··· Stored data ···

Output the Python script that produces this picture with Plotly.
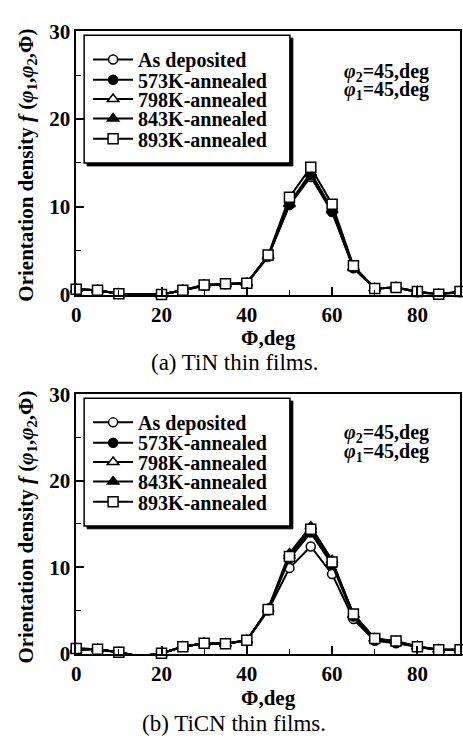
import plotly.graph_objects as go

W, H = 463, 745

# ---------------- data ----------------
series_names = ["As deposited", "573K-annealed", "798K-annealed", "843K-annealed", "893K-annealed"]

tin_phi = [0, 5, 10, 20, 25, 30, 35, 40, 45, 50, 55, 60, 65, 70, 75, 80, 85, 90]
tin_asdep = [0.6, 0.5, 0.1, 0.0, 0.5, 1.0, 1.2, 1.3, 4.3, 10.2, 13.4, 9.4, 3.0, 0.7, 0.8, 0.3, 0.0, 0.3]
tin_573 = [0.6, 0.5, 0.1, 0.0, 0.5, 1.0, 1.2, 1.3, 4.4, 10.3, 13.6, 9.5, 3.1, 0.7, 0.8, 0.3, 0.0, 0.3]
tin_798 = [0.6, 0.5, 0.1, 0.0, 0.5, 1.1, 1.2, 1.3, 4.4, 10.4, 13.9, 9.7, 3.1, 0.7, 0.8, 0.3, 0.0, 0.3]
tin_843 = [0.6, 0.5, 0.1, 0.0, 0.5, 1.1, 1.2, 1.3, 4.4, 10.3, 13.8, 9.6, 3.1, 0.7, 0.8, 0.35, 0.05, 0.35]
tin_893 = [0.6, 0.5, 0.1, 0.0, 0.5, 1.1, 1.25, 1.3, 4.5, 11.1, 14.5, 10.3, 3.3, 0.7, 0.8, 0.35, 0.05, 0.35]

ticn_phi = [0, 5, 10, 15, 20, 25, 30, 35, 40, 45, 50, 55, 60, 65, 70, 75, 80, 85, 90]
ticn_asdep = [0.6, 0.5, 0.15, -0.3, 0.05, 0.8, 1.2, 1.15, 1.5, 5.0, 9.9, 12.4, 9.2, 4.0, 1.5, 1.2, 0.8, 0.4, 0.45]
ticn_573 = [0.5, 0.5, 0.15, -0.3, 0.05, 0.8, 1.2, 1.15, 1.55, 5.1, 11.0, 14.0, 10.3, 4.3, 1.6, 1.3, 0.8, 0.45, 0.45]
ticn_798 = [0.6, 0.5, 0.15, -0.3, 0.05, 0.8, 1.2, 1.15, 1.55, 5.1, 11.3, 14.3, 10.5, 4.5, 1.7, 1.4, 0.8, 0.45, 0.45]
ticn_843 = [0.4, 0.5, 0.1, -0.3, 0.05, 0.8, 1.2, 1.15, 1.55, 5.2, 11.6, 14.7, 10.8, 4.5, 1.75, 1.4, 0.85, 0.45, 0.45]
ticn_893 = [0.6, 0.5, 0.15, -0.3, 0.05, 0.8, 1.2, 1.15, 1.55, 5.1, 11.25, 14.4, 10.6, 4.6, 1.75, 1.45, 0.8, 0.45, 0.45]

x_tickvals = [0, 20, 40, 60, 80]
y_tickvals = [0, 10, 20, 30]
captions = ["(a) TiN thin films.", "(b) TiCN thin films."]

# ---------------- style ----------------
FONT = "Liberation Serif"
symbols = ["circle", "circle", "triangle-up", "triangle-up", "square"]
fills = ["white", "black", "white", "black", "white"]
msizes = [9, 9, 10, 10, 10]


def px_x(p):
    return p / W


def px_y(p):
    return 1 - p / H


fig = go.Figure()

panels = [
    dict(phi=tin_phi, data=[tin_asdep, tin_573, tin_798, tin_843, tin_893],
         xa="x", ya="y", top=20, bottom=292,
         leg_y=[49, 70, 90, 110, 131], box=(80, 24, 288, 156),
         ann_y=(62, 81), ytitle_c=158, xtitle_y=337, cap_y=362),
    dict(phi=ticn_phi, data=[ticn_asdep, ticn_573, ticn_798, ticn_843, ticn_893],
         xa="x2", ya="y2", top=395, bottom=663,
         leg_y=[424, 445, 465, 485, 506], box=(80, 399, 288, 531),
         ann_y=(436, 455), ytitle_c=532, xtitle_y=709, cap_y=735),
]

annotations = []
shapes = []
legends = {}
li = 0
for pi, p in enumerate(panels):
    for si in range(5):
        li += 1
        lname = "legend" if li == 1 else f"legend{li}"
        fig.add_trace(go.Scatter(
            x=p["phi"], y=p["data"][si], name=series_names[si],
            mode="lines+markers", xaxis=p["xa"], yaxis=p["ya"],
            line=dict(color="black", width=2),
            marker=dict(symbol=symbols[si], size=msizes[si], color=fills[si],
                        line=dict(color="black", width=1.5)),
            cliponaxis=False, legend=lname, showlegend=True,
        ))
        legends[lname] = dict(
            x=px_x(84), xanchor="left", y=px_y(p["leg_y"][si]), yanchor="middle",
            bgcolor="rgba(0,0,0,0)", borderwidth=0,
            font=dict(family=FONT, size=20, color="black", weight="bold"),
            itemwidth=40, tracegroupgap=0,
        )
    x0, y0, x1, y1 = p["box"]
    shapes.append(dict(type="rect", xref="paper", yref="paper",
                       x0=px_x(x0 + 3), x1=px_x(x1 + 3), y0=px_y(y1 + 3), y1=px_y(y0 + 3),
                       fillcolor="black", line=dict(color="black", width=1), layer="above"))
    shapes.append(dict(type="rect", xref="paper", yref="paper",
                       x0=px_x(x0), x1=px_x(x1), y0=px_y(y1), y1=px_y(y0),
                       fillcolor="white", line=dict(color="black", width=1.5), layer="above"))
    annotations.append(dict(xref="paper", yref="paper", x=px_x(386), y=px_y(p["ann_y"][0]),
                            text="<b><i>φ</i><sub>2</sub>=45,deg</b>", showarrow=False,
                            font=dict(family=FONT, size=20, color="black"),
                            xanchor="center", yanchor="middle"))
    annotations.append(dict(xref="paper", yref="paper", x=px_x(386), y=px_y(p["ann_y"][1]),
                            text="<b><i>φ</i><sub>1</sub>=45,deg</b>", showarrow=False,
                            font=dict(family=FONT, size=20, color="black"),
                            xanchor="center", yanchor="middle"))
    annotations.append(dict(xref="paper", yref="paper", x=px_x(22), y=px_y(p["ytitle_c"]),
                            text="<b>Orientation density <i>f</i> (<i>φ</i><sub>1</sub>,<i>φ</i><sub>2</sub>,Φ)</b>",
                            textangle=-90, showarrow=False,
                            font=dict(family=FONT, size=21, color="black"),
                            xanchor="center", yanchor="middle"))
    annotations.append(dict(xref="paper", yref="paper", x=px_x(266), y=px_y(p["xtitle_y"]),
                            text="<b>Φ,deg</b>", showarrow=False,
                            font=dict(family=FONT, size=21, color="black"),
                            xanchor="center", yanchor="middle"))
    annotations.append(dict(xref="paper", yref="paper", x=px_x(232), y=px_y(p["cap_y"]),
                            text=captions[pi], showarrow=False,
                            font=dict(family=FONT, size=23, color="black"),
                            xanchor="center", yanchor="middle"))

axis_common = dict(showline=True, linecolor="black", linewidth=1.6, mirror=True,
                   ticks="inside", ticklen=8, tickwidth=1.5, tickcolor="black",
                   showgrid=False, zeroline=False,
                   tickfont=dict(family=FONT, size=21, color="black", weight="bold"))

layout = dict(
    width=W, height=H, margin=dict(l=0, r=0, t=0, b=0),
    paper_bgcolor="white", plot_bgcolor="white",
    shapes=shapes, annotations=annotations,
)
for pi, p in enumerate(panels):
    xk = "xaxis" if pi == 0 else "xaxis2"
    yk = "yaxis" if pi == 0 else "yaxis2"
    layout[xk] = dict(axis_common, domain=[px_x(72), px_x(460)], range=[0, 90],
                      tickvals=x_tickvals, anchor=p["ya"],
                      minor=dict(dtick=10, ticklen=5, tickwidth=1.2, tickcolor="black", ticks="inside"))
    layout[yk] = dict(axis_common, domain=[px_y(p["bottom"]), px_y(p["top"])], range=[0, 30],
                      tickvals=y_tickvals, anchor=p["xa"],
                      minor=dict(dtick=5, ticklen=5, tickwidth=1.2, tickcolor="black", ticks="inside"))
layout.update(legends)
fig.update_layout(**layout)

fig.write_html("out.html")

···

> [Task to complete]:
Write out nothing but the lines from the start of the data through the line with "1.45, 0.8, 0.45, 0.45]". Leave out the pictures.

> [Solution for this exercise]:
Output the Python script that produces this picture with Plotly.
import plotly.graph_objects as go

W, H = 463, 745

# ---------------- data ----------------
series_names = ["As deposited", "573K-annealed", "798K-annealed", "843K-annealed", "893K-annealed"]

tin_phi = [0, 5, 10, 20, 25, 30, 35, 40, 45, 50, 55, 60, 65, 70, 75, 80, 85, 90]
tin_asdep = [0.6, 0.5, 0.1, 0.0, 0.5, 1.0, 1.2, 1.3, 4.3, 10.2, 13.4, 9.4, 3.0, 0.7, 0.8, 0.3, 0.0, 0.3]
tin_573 = [0.6, 0.5, 0.1, 0.0, 0.5, 1.0, 1.2, 1.3, 4.4, 10.3, 13.6, 9.5, 3.1, 0.7, 0.8, 0.3, 0.0, 0.3]
tin_798 = [0.6, 0.5, 0.1, 0.0, 0.5, 1.1, 1.2, 1.3, 4.4, 10.4, 13.9, 9.7, 3.1, 0.7, 0.8, 0.3, 0.0, 0.3]
tin_843 = [0.6, 0.5, 0.1, 0.0, 0.5, 1.1, 1.2, 1.3, 4.4, 10.3, 13.8, 9.6, 3.1, 0.7, 0.8, 0.35, 0.05, 0.35]
tin_893 = [0.6, 0.5, 0.1, 0.0, 0.5, 1.1, 1.25, 1.3, 4.5, 11.1, 14.5, 10.3, 3.3, 0.7, 0.8, 0.35, 0.05, 0.35]

ticn_phi = [0, 5, 10, 15, 20, 25, 30, 35, 40, 45, 50, 55, 60, 65, 70, 75, 80, 85, 90]
ticn_asdep = [0.6, 0.5, 0.15, -0.3, 0.05, 0.8, 1.2, 1.15, 1.5, 5.0, 9.9, 12.4, 9.2, 4.0, 1.5, 1.2, 0.8, 0.4, 0.45]
ticn_573 = [0.5, 0.5, 0.15, -0.3, 0.05, 0.8, 1.2, 1.15, 1.55, 5.1, 11.0, 14.0, 10.3, 4.3, 1.6, 1.3, 0.8, 0.45, 0.45]
ticn_798 = [0.6, 0.5, 0.15, -0.3, 0.05, 0.8, 1.2, 1.15, 1.55, 5.1, 11.3, 14.3, 10.5, 4.5, 1.7, 1.4, 0.8, 0.45, 0.45]
ticn_843 = [0.4, 0.5, 0.1, -0.3, 0.05, 0.8, 1.2, 1.15, 1.55, 5.2, 11.6, 14.7, 10.8, 4.5, 1.75, 1.4, 0.85, 0.45, 0.45]
ticn_893 = [0.6, 0.5, 0.15, -0.3, 0.05, 0.8, 1.2, 1.15, 1.55, 5.1, 11.25, 14.4, 10.6, 4.6, 1.75, 1.45, 0.8, 0.45, 0.45]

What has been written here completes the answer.